Happiness is a dog with a stick. No, a dog and his stick.

The Christian life is one marked, above all, by suffering. Unfortunately, as far as my eternal rewards are concerned, have I any, it is only when I begin to enjoy a happy respite from suffering (suffering that is – thank God – only of the internal, mental, and emotional type, for I do not think that I could endure an actual thorn in my bodily flesh) that I can bring myself to praise God for mercy and His great care and support of me. That I do not praise Him in midst of the battle and do, instead, curse Him is a shame and dishonor to my place and standing as one redeemed of God.

To say that God – as God, which is to say, eternal, universal, omnipotent, omniscient, and omnipresent – is in some small measure not according to His nature also within all things and surrounding all things and sustaining all things is the height of stupidity – and sinful depravity. For God either is, which is to say “all” and as such “all in all”, or He is “not”. {Full stop}

Nihilism, perhaps paradoxically, in the end, shifts a man’s focus away from the incessant, neurotic self-examination – of which the world wrongly assumes is that psychological practice most necessary for a healthy individual – to that which might exist outside of him, to that which might concern life itself and not his lonely, idiosyncratic role therein; this “groping beyond” oneself which surely is the inception of man’s religious expressions by which he cannot endure life without.

One does not overcome nihilism. I suppose nihilism eventually overcomes itself by its own self-negation which, on the face of it, is unavoidable but also ridiculous in that such self-negating nothing must also amount to nothing, or else “something” which is indeed this “nothing” and on and on into infinite regression.
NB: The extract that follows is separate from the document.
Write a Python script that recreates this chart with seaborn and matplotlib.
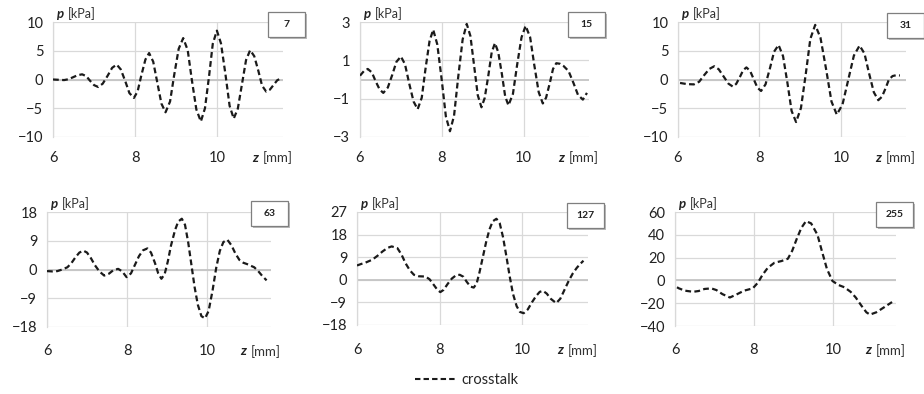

Yet, that life continues even though nihilism has infected the minds of the whole of the planet and yet that planet still persists must tell us nihilists “something”, even if that too is not really anything.

No thinker creates “ex nihilo”. Only God creates in such a way. As for a man, he will always be instructed by someone, whether directly or indirectly.

“My” nihilism has no external cause whatsoever which is precisely why it appears so offensive and befuddling to those close to me who, as spectators, are also drawn into its consequences. In truth, my exterior life is plainly blessed and earmarked for the grace and bounty of God. But that I still psychologically struggle and suffer greatly often makes me a walking quandary to those who encounter the hidden recesses of my internal life.

One can judge the superficiality of one’s grief according to the eagerness with which grief-stricken seeks to attribute some external cause as the source of their guilt, with the intent being that their struggles might be made intelligible to the world, not that the grieving will usually be so eager to diminute the perplexing profundity of that which torments them, but so that others might be able to apply this tangible attribution so as to better empathize and by so doing also pity the grieving; pity which always benefits the pitier over the object of pity by granting them moral superiority over the grieving’s situation in the vain, veiled hopes that the pitier might be exempt from such similar sufferings.